Tuesday, October 25, 2005

Dilbert Principle

“Don’t do as I do,” the old saying goes, “do as I say.”

In my classes, equipping for cross-cultural ministries, I state that if a family is unable to do ministry overseas they will do one of two things: (1) quit and go back home or, (2) be involved in irrelevant busy work on the field. People that fall into the second category are not those who cannot adjust to the culture but are people who, for one reason or another, can’t seem to find their niche in ministry. Perhaps they are not gifted in teaching, facilitating, or some technical skill that is required. Since they made a commitment for cross-cultural work, left their jobs, raised their support and now are on the field, it would be a shame for them to return back to the states. So what do we do with these people? We make them managers!

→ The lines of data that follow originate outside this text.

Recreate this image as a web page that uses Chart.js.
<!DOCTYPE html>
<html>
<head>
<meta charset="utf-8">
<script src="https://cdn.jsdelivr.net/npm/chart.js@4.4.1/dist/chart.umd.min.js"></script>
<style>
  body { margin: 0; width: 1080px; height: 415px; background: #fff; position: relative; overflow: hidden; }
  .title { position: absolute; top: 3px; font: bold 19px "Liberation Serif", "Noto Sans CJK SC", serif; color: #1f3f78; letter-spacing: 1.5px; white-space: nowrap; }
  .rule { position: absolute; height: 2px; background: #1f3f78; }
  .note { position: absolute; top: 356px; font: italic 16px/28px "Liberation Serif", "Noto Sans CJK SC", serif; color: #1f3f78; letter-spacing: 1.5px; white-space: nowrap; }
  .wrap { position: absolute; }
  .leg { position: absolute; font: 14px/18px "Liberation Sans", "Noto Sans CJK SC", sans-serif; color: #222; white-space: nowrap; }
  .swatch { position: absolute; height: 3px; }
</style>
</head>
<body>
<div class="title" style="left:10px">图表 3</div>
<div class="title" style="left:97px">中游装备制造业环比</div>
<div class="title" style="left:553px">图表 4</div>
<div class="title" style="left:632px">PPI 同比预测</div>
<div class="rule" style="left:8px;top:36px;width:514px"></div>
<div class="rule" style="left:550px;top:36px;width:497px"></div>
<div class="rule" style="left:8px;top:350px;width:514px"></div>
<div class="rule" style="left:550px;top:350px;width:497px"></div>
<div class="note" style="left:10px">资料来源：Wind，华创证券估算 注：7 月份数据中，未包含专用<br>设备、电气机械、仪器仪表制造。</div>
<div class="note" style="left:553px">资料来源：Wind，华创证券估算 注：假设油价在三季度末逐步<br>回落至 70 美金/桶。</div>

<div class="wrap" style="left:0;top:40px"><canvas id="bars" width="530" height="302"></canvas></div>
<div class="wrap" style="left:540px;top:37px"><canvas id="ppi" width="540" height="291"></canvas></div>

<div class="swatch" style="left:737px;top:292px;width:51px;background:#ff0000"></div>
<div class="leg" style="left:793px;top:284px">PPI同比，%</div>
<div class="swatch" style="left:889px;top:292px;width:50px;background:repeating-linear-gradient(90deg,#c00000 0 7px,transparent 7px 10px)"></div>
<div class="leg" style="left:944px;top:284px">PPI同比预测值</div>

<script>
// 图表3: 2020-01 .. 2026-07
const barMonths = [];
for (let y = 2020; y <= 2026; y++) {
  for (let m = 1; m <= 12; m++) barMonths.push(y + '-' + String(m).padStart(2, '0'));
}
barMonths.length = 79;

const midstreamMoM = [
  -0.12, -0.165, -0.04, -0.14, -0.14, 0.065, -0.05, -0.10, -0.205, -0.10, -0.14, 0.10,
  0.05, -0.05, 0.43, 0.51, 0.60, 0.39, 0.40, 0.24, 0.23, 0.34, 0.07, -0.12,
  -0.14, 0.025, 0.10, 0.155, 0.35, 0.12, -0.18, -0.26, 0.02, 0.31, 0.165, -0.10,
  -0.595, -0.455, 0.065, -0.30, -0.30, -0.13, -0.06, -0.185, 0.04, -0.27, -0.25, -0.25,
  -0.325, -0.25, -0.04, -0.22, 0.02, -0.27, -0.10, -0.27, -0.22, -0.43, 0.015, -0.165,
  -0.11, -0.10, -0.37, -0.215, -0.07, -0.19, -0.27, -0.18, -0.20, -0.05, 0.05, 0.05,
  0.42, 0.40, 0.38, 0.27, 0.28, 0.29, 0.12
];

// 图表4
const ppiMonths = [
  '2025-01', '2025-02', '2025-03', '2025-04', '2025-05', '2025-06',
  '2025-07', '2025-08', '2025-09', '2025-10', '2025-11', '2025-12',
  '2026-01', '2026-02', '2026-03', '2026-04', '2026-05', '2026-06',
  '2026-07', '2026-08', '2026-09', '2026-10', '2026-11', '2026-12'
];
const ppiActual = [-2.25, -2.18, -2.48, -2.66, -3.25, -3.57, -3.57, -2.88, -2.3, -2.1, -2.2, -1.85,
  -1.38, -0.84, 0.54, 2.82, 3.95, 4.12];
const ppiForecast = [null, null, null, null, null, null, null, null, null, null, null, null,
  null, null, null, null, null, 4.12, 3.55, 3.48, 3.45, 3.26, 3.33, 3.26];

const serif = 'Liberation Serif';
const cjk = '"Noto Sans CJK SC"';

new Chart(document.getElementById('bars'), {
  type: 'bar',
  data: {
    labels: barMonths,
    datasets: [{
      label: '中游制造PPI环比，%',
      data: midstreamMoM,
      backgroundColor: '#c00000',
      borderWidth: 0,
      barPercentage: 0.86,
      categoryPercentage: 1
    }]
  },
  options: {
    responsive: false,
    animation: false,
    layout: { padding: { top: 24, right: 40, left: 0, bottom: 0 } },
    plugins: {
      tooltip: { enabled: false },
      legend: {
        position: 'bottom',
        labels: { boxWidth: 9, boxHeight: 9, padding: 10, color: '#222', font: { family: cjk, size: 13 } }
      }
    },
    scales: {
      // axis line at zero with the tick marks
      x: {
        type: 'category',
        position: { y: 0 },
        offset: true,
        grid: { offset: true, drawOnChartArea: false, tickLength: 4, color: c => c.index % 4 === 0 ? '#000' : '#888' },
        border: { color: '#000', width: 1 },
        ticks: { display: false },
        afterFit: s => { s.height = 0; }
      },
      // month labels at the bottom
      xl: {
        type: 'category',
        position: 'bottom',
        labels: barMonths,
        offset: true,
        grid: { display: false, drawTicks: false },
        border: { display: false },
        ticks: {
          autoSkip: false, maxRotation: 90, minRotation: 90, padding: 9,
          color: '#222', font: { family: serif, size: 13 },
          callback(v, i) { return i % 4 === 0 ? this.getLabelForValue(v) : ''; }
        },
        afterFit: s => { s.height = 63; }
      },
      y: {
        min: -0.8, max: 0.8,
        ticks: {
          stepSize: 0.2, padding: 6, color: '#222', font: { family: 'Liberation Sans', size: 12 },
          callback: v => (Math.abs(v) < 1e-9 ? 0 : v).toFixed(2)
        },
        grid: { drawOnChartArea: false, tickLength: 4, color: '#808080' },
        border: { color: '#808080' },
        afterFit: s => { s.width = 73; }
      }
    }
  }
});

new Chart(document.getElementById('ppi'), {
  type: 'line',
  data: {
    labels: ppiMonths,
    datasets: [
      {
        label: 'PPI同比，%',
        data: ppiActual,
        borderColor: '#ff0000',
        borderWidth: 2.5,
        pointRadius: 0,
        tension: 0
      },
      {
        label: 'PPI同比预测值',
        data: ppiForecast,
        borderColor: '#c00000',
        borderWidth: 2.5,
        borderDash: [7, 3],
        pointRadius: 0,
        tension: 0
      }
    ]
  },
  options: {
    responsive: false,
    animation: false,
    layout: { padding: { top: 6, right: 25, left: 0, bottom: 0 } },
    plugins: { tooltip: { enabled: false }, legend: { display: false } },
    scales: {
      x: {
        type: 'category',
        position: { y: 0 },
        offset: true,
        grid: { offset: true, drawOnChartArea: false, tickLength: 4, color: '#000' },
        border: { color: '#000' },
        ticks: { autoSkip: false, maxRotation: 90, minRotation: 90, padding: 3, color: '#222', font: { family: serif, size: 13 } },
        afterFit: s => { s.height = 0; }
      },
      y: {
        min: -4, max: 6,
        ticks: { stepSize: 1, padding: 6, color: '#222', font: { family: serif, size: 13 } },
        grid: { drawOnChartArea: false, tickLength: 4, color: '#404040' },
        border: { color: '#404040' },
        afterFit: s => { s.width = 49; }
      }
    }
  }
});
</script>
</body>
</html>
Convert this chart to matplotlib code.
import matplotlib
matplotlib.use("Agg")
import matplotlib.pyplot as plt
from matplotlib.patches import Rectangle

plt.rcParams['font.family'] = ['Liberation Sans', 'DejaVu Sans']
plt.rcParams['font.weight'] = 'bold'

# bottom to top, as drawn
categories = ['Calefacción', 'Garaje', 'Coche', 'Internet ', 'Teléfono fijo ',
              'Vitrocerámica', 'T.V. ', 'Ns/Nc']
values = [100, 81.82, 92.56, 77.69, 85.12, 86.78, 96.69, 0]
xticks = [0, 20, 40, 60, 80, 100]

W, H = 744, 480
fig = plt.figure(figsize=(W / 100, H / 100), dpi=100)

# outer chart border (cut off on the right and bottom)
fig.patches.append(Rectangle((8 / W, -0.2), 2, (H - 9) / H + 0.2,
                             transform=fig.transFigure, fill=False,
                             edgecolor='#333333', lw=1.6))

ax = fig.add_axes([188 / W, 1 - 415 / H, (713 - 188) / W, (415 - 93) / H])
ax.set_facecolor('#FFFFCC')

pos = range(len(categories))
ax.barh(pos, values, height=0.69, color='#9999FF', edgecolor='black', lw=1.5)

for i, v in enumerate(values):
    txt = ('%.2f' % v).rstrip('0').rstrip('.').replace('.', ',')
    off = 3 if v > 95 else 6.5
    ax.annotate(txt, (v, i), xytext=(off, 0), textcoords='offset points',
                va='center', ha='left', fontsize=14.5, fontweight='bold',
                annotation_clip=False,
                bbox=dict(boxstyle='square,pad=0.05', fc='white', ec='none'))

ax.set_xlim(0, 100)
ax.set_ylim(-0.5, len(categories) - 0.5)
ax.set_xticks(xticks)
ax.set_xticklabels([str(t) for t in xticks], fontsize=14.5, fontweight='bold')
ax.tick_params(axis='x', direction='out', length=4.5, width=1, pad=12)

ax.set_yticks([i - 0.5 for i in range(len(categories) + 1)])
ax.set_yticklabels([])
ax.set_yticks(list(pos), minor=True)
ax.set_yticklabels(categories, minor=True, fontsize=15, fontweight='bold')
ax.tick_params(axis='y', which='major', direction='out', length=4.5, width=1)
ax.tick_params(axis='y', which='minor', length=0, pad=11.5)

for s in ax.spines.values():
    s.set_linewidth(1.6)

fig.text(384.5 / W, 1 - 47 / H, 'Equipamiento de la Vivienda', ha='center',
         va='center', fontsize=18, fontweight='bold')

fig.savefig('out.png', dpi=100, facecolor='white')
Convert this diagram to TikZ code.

I have been observing this phenomenon managerial ministry among different organizations for sometime now, and believe me, they are not confined to a few. I’m not sure what drives this need to generate jobs for people on the field, but it’s now common practice to create a hierarchy of roles and give everyone a title so they can justify their existence as well as their considerable budget. Some organizations have created titles such as regional leaders, team leaders, strategic leaders and short-term coordinators. With all these managers one wonders who they are managing and who’s left to do the work? I know of one group that has only three families on their particular field and, since they can’t work together, they have all been made managers…and they go to area meetings to learn how to manage more effectively.

L. Peter first introduced the Peter Principle in a humoristic book (of the same title) describing the pitfalls of bureaucratic organization. The original principle states that in a hierarchically structured administration, people tend to be promoted up to their "level of incompetence".

The Dilbert Principle, the syndicated cartoon character, has overtaken the Peter Principle. Now, apparently, the incompetent workers are promoted directly to management without ever passing through the temporary competence stage.

Scott Adams, creator of Dilbert, states, “When I entered the workforce in 1979, the Peter Principle described management pretty well. Now I think we'd all like to return to those Golden Years when you had a boss who was once good at something. I get all-nostalgic when I think about it. Back then, we all had hopes of being promoted beyond our levels of competence. Every worker had a shot at someday personally navigating the company into the tar pits while reaping large bonuses and stock options. It was a time when inflation meant everybody got an annual raise; a time when we freely admitted that the customer didn't matter. It was a time of joy.”

“We didn't appreciate it then” Adams continues, “but the Peter Principle always provided us with a boss who understood what we did for a living. Granted, he made consistently bad decisions -- after all, he had no management skills. But at least they were the informed decisions of a seasoned veteran from the trenches.”

While there is a role for managers in missions, perhaps we should begin with those who can say, as did the Apostle Paul, “Follow my example. Do as I do, not just as I say.”